Avez-vous déjà songé à ordonner un confinement en faveur de la nature, pour des raisons liées à la protection de l’environnement?

Non. Nous devrions utiliser la crise actuelle pour corriger les erreurs. Si nous saisissons l’opportunité d’un changement économique et social, il n’y aura pas besoin d’imposer de nouveaux confinements. Notre objectif est que la société et l’économie suisses puissent atteindre la neutralité carbone d’ici 2040.

À l’échelle individuelle, comment réduire son empreinte carbone?

Les bons gestes à prendre sont multiples, il en existe autant qu’il y a de modes de vie.

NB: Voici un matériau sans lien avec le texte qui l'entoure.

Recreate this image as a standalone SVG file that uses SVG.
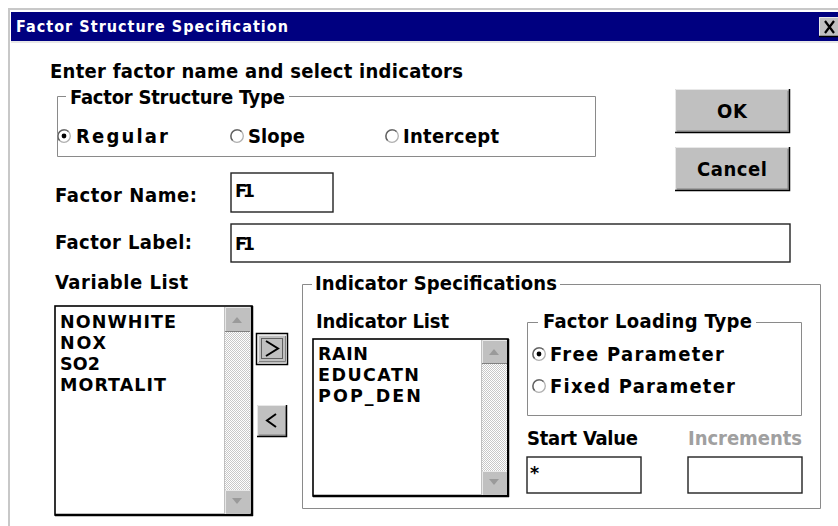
<svg xmlns="http://www.w3.org/2000/svg" width="838" height="526" viewBox="0 0 838 526">
<style>
  text { font-family: "DejaVu Sans Condensed", "DejaVu Sans", "Liberation Sans", sans-serif; font-stretch: condensed; font-weight: bold; fill: #000; }
  .lbl { font-size: 20px; }
  .itm { font-size: 17.5px; font-family: "DejaVu Sans", "Liberation Sans", sans-serif; font-stretch: normal; }
  .title { font-size: 16px; fill: #fff; }
  .dis { fill: #a0a0a0; }
  .grp { fill: none; stroke: #8a8a8a; stroke-width: 1; }
  .edit { fill: #fff; stroke: #222; stroke-width: 1.4; }
  .lst { fill: #fff; stroke: #000; stroke-width: 1.6; }
  .face { fill: #c0c0c0; }
  .hi { fill: none; stroke: #e8e8e8; stroke-width: 1; }
  .sh { fill: none; stroke: #808080; stroke-width: 1; }
  .dk { fill: none; stroke: #000; stroke-width: 1.5; }
  .rad { fill: #fff; stroke: #b0b0b0; stroke-width: 1.3; }
  .radsh { fill: none; stroke: #606060; stroke-width: 1.3; }
  .arr { fill: #9a9a9a; }
</style>
<defs>
  <pattern id="chk" width="2" height="2" patternUnits="userSpaceOnUse">
    <rect width="2" height="2" fill="#ffffff"/>
    <rect width="1" height="1" fill="#c8c8c8"/>
    <rect x="1" y="1" width="1" height="1" fill="#c8c8c8"/>
  </pattern>
  <g id="radio">
    <circle class="rad" cx="0" cy="0" r="6.3"/>
    <path class="radsh" d="M4.45 -4.45 A6.3 6.3 0 0 0 -4.45 4.45"/>
  </g>
</defs>

<rect width="838" height="526" fill="#fff"/>

<!-- window frame -->
<g id="frame">
  <line x1="8" y1="9" x2="838" y2="9" stroke="#c8c8c8" stroke-width="2"/>
  <line x1="9" y1="8" x2="9" y2="526" stroke="#c8c8c8" stroke-width="2"/>
  <rect x="11" y="12" width="827" height="29" fill="#000080"/>
  <line x1="11" y1="42" x2="838" y2="42" stroke="#d0d0d0" stroke-width="1"/>
  <text class="title" x="16" y="32" textLength="272">Factor Structure Specification</text>
</g>

<g id="close-button">
  <rect x="819" y="17" width="19" height="20" class="face"/>
  <polyline points="819.5,37 819.5,17.5 838,17.5" class="hi"/>
  <polyline points="819,36.5 838,36.5" class="dk"/>
  <path d="M825 21 L834 33 M834 21 L825 33" stroke="#000" stroke-width="2.2" fill="none"/>
</g>

<g id="instructions">
  <text class="lbl" x="50" y="78" textLength="413">Enter factor name and select indicators</text>
</g>

<!-- Factor Structure Type group -->
<g id="factor-structure-type">
  <path class="grp" d="M66 96.5 H57.5 V156.5 H595.5 V96.5 H289"/>
  <text class="lbl" x="70" y="104" textLength="215">Factor Structure Type</text>
  <use href="#radio" x="64" y="136"/>
  <circle cx="64" cy="136" r="2.4" fill="#000"/>
  <text class="lbl" x="76" y="143" textLength="92">Regular</text>
  <use href="#radio" x="237" y="136"/>
  <text class="lbl" x="248" y="143" textLength="57">Slope</text>
  <use href="#radio" x="392" y="136"/>
  <text class="lbl" x="403" y="143" textLength="96">Intercept</text>
</g>

<!-- OK button -->
<g id="ok-button">
  <rect x="675" y="89" width="115" height="44" class="face"/>
  <polyline points="675.5,133 675.5,89.5 790,89.5" class="hi"/>
  <polyline points="677,131 788,131 788,91" class="sh"/>
  <polyline points="675,132.5 789.5,132.5 789.5,89" class="dk"/>
  <text class="lbl" x="732" y="118" text-anchor="middle" textLength="30">OK</text>
</g>

<!-- Cancel button -->
<g id="cancel-button">
  <rect x="675" y="147" width="115" height="44" class="face"/>
  <polyline points="675.5,191 675.5,147.5 790,147.5" class="hi"/>
  <polyline points="677,189 788,189 788,149" class="sh"/>
  <polyline points="675,190.5 789.5,190.5 789.5,147" class="dk"/>
  <text class="lbl" x="732" y="176" text-anchor="middle" textLength="70">Cancel</text>
</g>

<!-- Factor Name -->
<g id="factor-name">
  <text class="lbl" x="55" y="202" textLength="142">Factor Name:</text>
  <rect class="edit" x="231" y="173" width="102" height="39"/>
  <text class="itm" x="235" y="197" textLength="20">F1</text>
</g>

<!-- Factor Label -->
<g id="factor-label">
  <text class="lbl" x="55" y="249" textLength="137">Factor Label:</text>
  <rect class="edit" x="231" y="224" width="559" height="38"/>
  <text class="itm" x="235" y="250" textLength="20">F1</text>
</g>

<!-- Variable List -->
<g id="variable-list">
  <text class="lbl" x="55" y="289" textLength="133">Variable List</text>
  <rect class="lst" x="55" y="306" width="197" height="209"/>
  <line x1="55" y1="515" x2="253" y2="515" stroke="#000" stroke-width="2.5"/>
  <line x1="252" y1="306" x2="252" y2="516" stroke="#000" stroke-width="2.5"/>
  <rect x="225" y="307" width="25" height="207" fill="url(#chk)"/>
  <line x1="224.5" y1="307" x2="224.5" y2="514" stroke="#c0c0c0" stroke-width="1"/>
  <rect x="225" y="307" width="25" height="25" class="face"/>
  <polyline points="225.5,332 225.5,307.5 250,307.5" class="hi"/>
  <polyline points="225,331.5 250,331.5" class="sh"/>
  <path class="arr" d="M232 323 L242 323 L237 317 Z"/>
  <rect x="225" y="490" width="25" height="24" class="face"/>
  <polyline points="225.5,514 225.5,490.5 250,490.5" class="hi"/>
  <path class="arr" d="M232 498 L242 498 L237 504 Z"/>
  <text class="itm" x="60" y="328" textLength="116">NONWHITE</text>
  <text class="itm" x="60" y="349" textLength="46">NOX</text>
  <text class="itm" x="60" y="370" textLength="40">SO2</text>
  <text class="itm" x="60" y="391" textLength="106">MORTALIT</text>
</g>

<!-- add button -->
<g id="add-button">
  <rect x="256.5" y="333.5" width="31" height="31" fill="none" stroke="#000" stroke-width="1.5"/>
  <rect x="258" y="335" width="28" height="28" class="face"/>
  <polyline points="258.5,362 258.5,335.5 286,335.5" class="hi"/>
  <polyline points="259,361.5 285.5,361.5 285.5,336" class="sh"/>
  <rect x="261.5" y="338.5" width="21" height="20" fill="none" stroke="#000" stroke-width="1" stroke-dasharray="1,1"/>
  <path d="M266 341 L278 348.5 L266 356" fill="none" stroke="#000" stroke-width="2"/>
</g>

<!-- remove button -->
<g id="remove-button">
  <rect x="257" y="405" width="30" height="32" class="face"/>
  <polyline points="257.5,437 257.5,405.5 287,405.5" class="hi"/>
  <polyline points="259,435 286,435 286,407" class="sh"/>
  <polyline points="257,436.5 286.5,436.5 286.5,405" class="dk"/>
  <path d="M276 414 L267 420.5 L276 427" fill="none" stroke="#000" stroke-width="2"/>
</g>

<!-- Indicator Specifications group -->
<g id="indicator-specifications">
  <path class="grp" d="M312 284.5 H302.5 V508.5 H820.5 V284.5 H560"/>
  <text class="lbl" x="315" y="290" textLength="242">Indicator Specifications</text>
</g>

<!-- Indicator List -->
<g id="indicator-list">
  <text class="lbl" x="316" y="328" textLength="133">Indicator List</text>
  <rect class="lst" x="313" y="339" width="195" height="157"/>
  <line x1="313" y1="496" x2="509" y2="496" stroke="#000" stroke-width="2.5"/>
  <line x1="508" y1="339" x2="508" y2="497" stroke="#000" stroke-width="2.5"/>
  <rect x="482" y="340" width="25" height="155" fill="url(#chk)"/>
  <line x1="481.5" y1="340" x2="481.5" y2="495" stroke="#c0c0c0" stroke-width="1"/>
  <rect x="482" y="340" width="25" height="24" class="face"/>
  <polyline points="482.5,364 482.5,340.5 507,340.5" class="hi"/>
  <polyline points="482,363.5 507,363.5" class="sh"/>
  <path class="arr" d="M489 355 L499 355 L494 349 Z"/>
  <rect x="482" y="471" width="25" height="24" class="face"/>
  <polyline points="482.5,495 482.5,471.5 507,471.5" class="hi"/>
  <path class="arr" d="M489 479 L499 479 L494 485 Z"/>
  <text class="itm" x="318" y="360" textLength="50">RAIN</text>
  <text class="itm" x="318" y="381" textLength="101">EDUCATN</text>
  <text class="itm" x="318" y="402" textLength="103">POP_DEN</text>
</g>

<!-- Factor Loading Type group -->
<g id="factor-loading-type">
  <path class="grp" d="M538 322.5 H527.5 V415.5 H801.5 V322.5 H756"/>
  <text class="lbl" x="543" y="328" textLength="209">Factor Loading Type</text>
  <use href="#radio" x="539" y="354"/>
  <circle cx="539" cy="354" r="2.4" fill="#000"/>
  <text class="lbl" x="550" y="361" textLength="174">Free Parameter</text>
  <use href="#radio" x="539" y="386"/>
  <text class="lbl" x="550" y="393" textLength="185">Fixed Parameter</text>
</g>

<!-- Start Value -->
<g id="start-value">
  <text class="lbl" x="527" y="445" textLength="111">Start Value</text>
  <rect class="edit" x="527" y="457" width="114" height="36"/>
  <text class="itm" x="530" y="479">*</text>
</g>

<!-- Increments -->
<g id="increments">
  <text class="lbl dis" x="688" y="445" textLength="114">Increments</text>
  <rect class="edit" x="688" y="457" width="114" height="36"/>
</g>
</svg>
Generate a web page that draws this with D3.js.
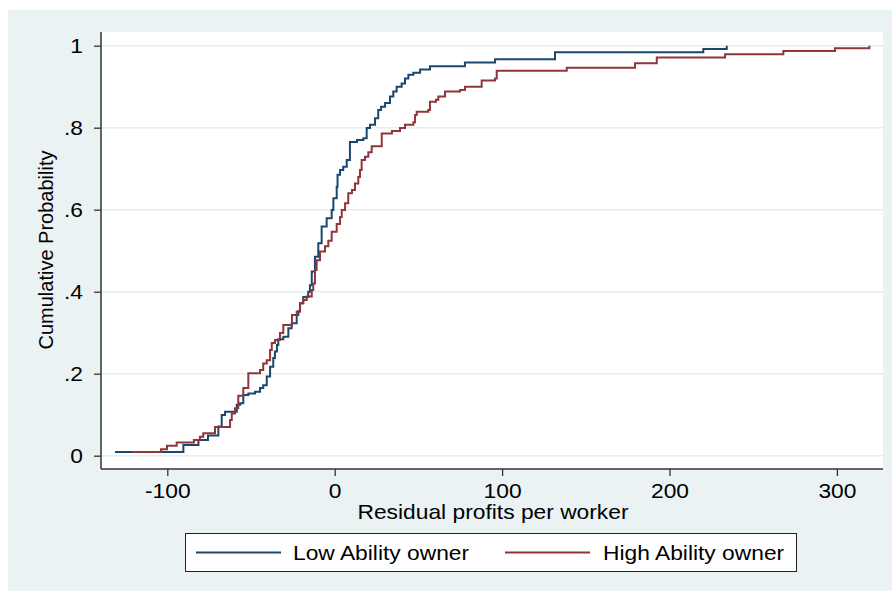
<!DOCTYPE html>
<html>
<head>
<meta charset="utf-8">
<script src="https://cdn.jsdelivr.net/npm/d3@7"></script>
<style>
  body { margin: 0; background: #ffffff; }
  text { font-family: "Liberation Sans", Arial, sans-serif; fill: #000; }
</style>
</head>
<body>
<svg id="chart" width="892" height="593"></svg>
<script>
// Empirical CDF of residual profits per worker, low-ability owners (step positions and levels)
const lowX = [-131.2, -90.4, -81.4, -75.7, -69.5, -67.5, -65.5, -58.5, -56.5, -54.6,
  -51.6, -47.6, -44.6, -42.7, -40.6, -38.6, -36.7, -35.7, -34.5, -33.7,
  -30.7, -27.7, -25.7, -22.7, -21.7, -20.7, -18.8, -15.8, -14.8, -13.7,
  -11.8, -9.8, -7.8, -4.8, -1.8, -0.8, 1.2, 1.7, 3.2, 5.1,
  7.2, 9.1, 13.3, 17.1, 19.1, 21.1, 24.1, 26.0, 27.7, 30.1,
  33.0, 35.0, 37.0, 40.0, 42.0, 44.0, 47.0, 51.0, 56.9, 77.8,
  95.8, 131.6, 220.2, 234.2];
const lowP = [0.009, 0.026, 0.038, 0.049, 0.071, 0.099, 0.107, 0.124, 0.128, 0.148,
  0.152, 0.156, 0.165, 0.172, 0.193, 0.217, 0.238, 0.254, 0.270, 0.284,
  0.290, 0.311, 0.323, 0.343, 0.353, 0.372, 0.387, 0.400, 0.416, 0.449,
  0.485, 0.518, 0.559, 0.579, 0.599, 0.628, 0.656, 0.685, 0.697, 0.705,
  0.721, 0.765, 0.770, 0.774, 0.799, 0.807, 0.823, 0.843, 0.851, 0.860,
  0.876, 0.888, 0.900, 0.908, 0.920, 0.929, 0.934, 0.942, 0.950, 0.959,
  0.967, 0.984, 0.992, 1.000];

// Empirical CDF, high-ability owners
const highX = [-121.3, -103.8, -100.2, -94.4, -84.1, -80.5, -78.5, -71.5, -62.5, -61.5,
  -59.6, -57.6, -54.6, -51.6, -44.6, -42.7, -40.6, -38.6, -37.6, -35.7,
  -32.7, -30.7, -25.5, -22.7, -20.7, -18.8, -16.7, -13.7, -12.8, -11.8,
  -10.8, -8.8, -5.8, -3.8, -1.8, 1.2, 3.2, 4.2, 6.2, 8.1,
  10.3, 12.1, 14.1, 15.1, 16.1, 18.1, 20.1, 22.1, 28.1, 34.2,
  39.0, 42.0, 47.0, 48.0, 49.0, 55.9, 56.9, 60.5, 61.9, 65.9,
  74.9, 77.8, 87.8, 95.8, 96.8, 138.6, 179.4, 192.4, 233.2, 268.0,
  298.9, 319.4];
const highP = [0.009, 0.016, 0.024, 0.032, 0.038, 0.046, 0.055, 0.070, 0.087, 0.103,
  0.116, 0.146, 0.165, 0.201, 0.209, 0.225, 0.233, 0.258, 0.275, 0.282,
  0.299, 0.319, 0.343, 0.351, 0.372, 0.380, 0.388, 0.404, 0.420, 0.453,
  0.477, 0.498, 0.511, 0.524, 0.546, 0.565, 0.582, 0.599, 0.616, 0.640,
  0.648, 0.664, 0.680, 0.697, 0.721, 0.729, 0.740, 0.755, 0.786, 0.792,
  0.799, 0.807, 0.813, 0.831, 0.839, 0.843, 0.863, 0.868, 0.876, 0.888,
  0.892, 0.900, 0.915, 0.920, 0.939, 0.946, 0.957, 0.971, 0.979, 0.987,
  0.994, 1.000];

const xTicks = [-100, 0, 100, 200, 300];
const yTicks = [0, 0.2, 0.4, 0.6, 0.8, 1];
const yTickLabels = ["0", ".2", ".4", ".6", ".8", "1"];
const seriesNames = ["Low Ability owner", "High Ability owner"];
const seriesColors = ["#1a476f", "#90353b"];
const xTitle = "Residual profits per worker";
const yTitle = "Cumulative Probability";

const svg = d3.select("#chart");
const W = 892;
const plot = { left: 101, right: 883, top: 32, bottom: 469 };
const FONT = 20;
const SX = 1.14;   // horizontal stretch of the lettering

// graph region background
svg.append("rect").attr("x", 8).attr("y", 10).attr("width", W - 8).attr("height", 581)
  .attr("fill", "#eaf2f3");
// plot region
svg.append("rect").attr("x", plot.left).attr("y", plot.top)
  .attr("width", plot.right - plot.left).attr("height", plot.bottom - plot.top)
  .attr("fill", "#ffffff");

const x = d3.scaleLinear().domain([-100, 300]).range([167.3, 836.9]);
const y = d3.scaleLinear().domain([0, 1]).range([455.7, 45.7]);

// horizontal grid
svg.append("g").selectAll("line").data(yTicks).join("line")
  .attr("x1", plot.left).attr("x2", plot.right)
  .attr("y1", d => y(d)).attr("y2", d => y(d))
  .attr("stroke", "#e6eef0").attr("stroke-width", 1.6);

// axes
const yAxis = svg.append("g").attr("transform", `translate(${plot.left},0)`)
  .call(d3.axisLeft(y).tickValues(yTicks).tickFormat((d, i) => yTickLabels[i])
    .tickSize(7).tickPadding(5));
const xAxis = svg.append("g").attr("transform", `translate(0,${plot.bottom})`)
  .call(d3.axisBottom(x).tickValues(xTicks).tickFormat(d3.format("d"))
    .tickSize(7).tickPadding(8));
[yAxis, xAxis].forEach(g => {
  g.select(".domain").remove();
  g.selectAll(".tick line").attr("stroke", "#333").attr("stroke-width", 1.3);
  g.selectAll(".tick text").attr("font-size", FONT).attr("fill", "#000")
    .attr("font-family", "'Liberation Sans', Arial, sans-serif")
    .attr("transform", `scale(${SX},1)`);
});
xAxis.selectAll(".tick text").text(d => d < 0 ? "-" + Math.abs(d) : d);
yAxis.selectAll(".tick text").attr("x", -18 / SX);

svg.append("line").attr("x1", plot.left).attr("x2", plot.left)
  .attr("y1", plot.top).attr("y2", plot.bottom).attr("stroke", "#333").attr("stroke-width", 1.5);
svg.append("line").attr("x1", plot.left).attr("x2", plot.right)
  .attr("y1", plot.bottom).attr("y2", plot.bottom).attr("stroke", "#333").attr("stroke-width", 1.5);

// CDF step lines
const line = d3.line().x(d => x(d[0])).y(d => y(d[1])).curve(d3.curveStepAfter);
const series = [d3.zip(lowX, lowP), d3.zip(highX, highP)];
series.forEach((s, i) => {
  svg.append("path").datum(s).attr("d", line)
    .attr("fill", "none").attr("stroke", seriesColors[i])
    .attr("stroke-width", 2).attr("stroke-linejoin", "miter");
});

// text placed at (tx, ty) with horizontal stretch
function label(parent, tx, ty, str, anchor) {
  return parent.append("text")
    .attr("transform", `translate(${tx},${ty}) scale(${SX},1)`)
    .attr("text-anchor", anchor).attr("font-size", FONT).text(str);
}

// axis titles
label(svg, 493, 519, xTitle, "middle");
svg.append("text").attr("transform", "translate(53,250) rotate(-90)")
  .attr("text-anchor", "middle").attr("font-size", FONT).text(yTitle);

// legend
const lg = svg.append("g");
lg.append("rect").attr("x", 185.5).attr("y", 533.5).attr("width", 611).attr("height", 38)
  .attr("fill", "#ffffff").attr("stroke", "#222").attr("stroke-width", 1);
const legendItems = [{ x0: 196, x1: 281, tx: 293 }, { x0: 505, x1: 590, tx: 603 }];
legendItems.forEach((it, i) => {
  lg.append("line").attr("x1", it.x0).attr("x2", it.x1).attr("y1", 552.5).attr("y2", 552.5)
    .attr("stroke", seriesColors[i]).attr("stroke-width", 2);
  label(lg, it.tx, 559.5, seriesNames[i], "start");
});
</script>
</body>
</html>
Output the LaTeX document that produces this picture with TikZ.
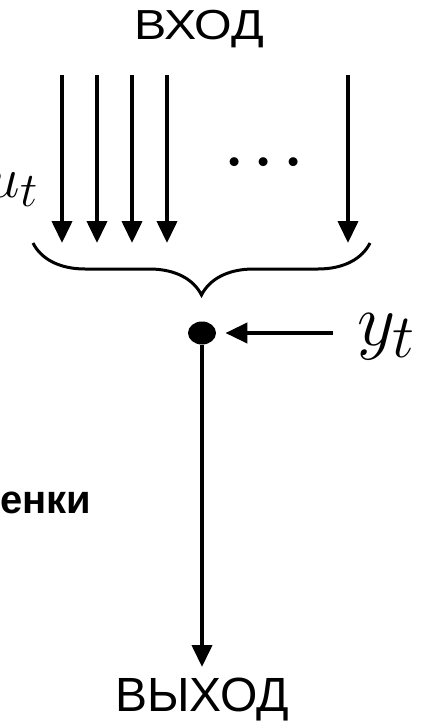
\documentclass[tikz,border=0pt]{standalone}
\usepackage{fontspec}
\newfontfamily\labelfont{Liberation Sans}
\DeclareMathSizes{24.88}{24.88}{20.74}{17.28}
\usetikzlibrary{arrows.meta,decorations.pathreplacing,shapes.geometric}

\begin{document}
\begin{tikzpicture}[x=0.5pt, y=-0.5pt,
		>={Stealth[length=11pt,width=10pt,inset=0pt]},
		feed/.style={->, line width=2pt},
		word/.style={font=\labelfont, inner sep=0pt},
		sym/.style={inner sep=0pt, font=\fontsize{24.88}{25}\selectfont}]
	% Khung hình giống ảnh gốc
	\useasboundingbox (0,0) rectangle (427,723);
	
	% Nhãn đầu vào
	\node[word, font=\labelfont\fontsize{21}{22}\selectfont] (vkhod) at (199,29) {\scalebox{1.15}[1]{ВХОД}};
	\node[sym, anchor=base east] (ut) at (39,197) {\scalebox{1.17}{$u_t$}};
	
	% Các mũi tên đầu vào
	\coordinate (a1) at (62,75);  \coordinate (b1) at (62,243);
	\coordinate (a2) at (97,75);  \coordinate (b2) at (97,243);
	\coordinate (a3) at (132,75); \coordinate (b3) at (132,243);
	\coordinate (a4) at (167,75); \coordinate (b4) at (167,243);
	\coordinate (a5) at (348,75); \coordinate (b5) at (348,243);
	\draw[feed] (a1) -- (b1);
	\draw[feed] (a2) -- (b2);
	\draw[feed] (a3) -- (b3);
	\draw[feed] (a4) -- (b4);
	\draw[feed] (a5) -- (b5);
	\node[sym, font=\fontsize{24.88}{25}\selectfont\boldmath] (gap) at (264,163) {\scalebox{1.15}{$\cdots$}};
	
	% Dấu ngoặc gom các đầu vào
	\coordinate (bl) at (33,243);
	\coordinate (br) at (370,243);
	\draw[line width=1.5pt, decorate, decoration={brace, mirror, amplitude=26pt}] (bl) -- (br);
	
	% Điểm nút và tín hiệu y_t
	\node[ellipse, fill, minimum width=14pt, minimum height=11.5pt, inner sep=0pt] (dot) at (202,333) {};
	\node[sym, anchor=base west] (yt) at (357,345) {\scalebox{1.49}{$y_t$}};
	\coordinate (ys) at (333,333);
	\draw[feed, shorten >=4.5pt] (ys) -- (dot);
	
	% Đầu ra
	\coordinate (oe) at (202,667);
	\draw[feed] (dot) -- (oe);
	\node[word, font=\labelfont\fontsize{24}{25}\selectfont] (vykhod) at (202,700) {ВЫХОД};
	
	% Phần chữ bị cắt bên trái
	\node[word, anchor=west, font=\labelfont\bfseries\fontsize{20}{20}\selectfont] (tail) at (0,503) {енки};
\end{tikzpicture}
\end{document}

Leurs effets peuvent être décisifs dans quatre domaines: mobilité, logement, alimentation et investissement. Sur notre site, le calculateur d’empreinte écologique du WWF permet d’identifier des mesures concrètes et nos conseils et notre consoguide aident à les mettre en œuvre.

Thomas Vellacott (50 ans) est directeur général du WWF Suisse.
Il a travaillé auparavant dans le private banking d’une grande banque et au poste de conseiller chez McKinsey. Il a étudié l’arabe, les relations internationales et l’économie et est membre du WWF depuis 42 ans.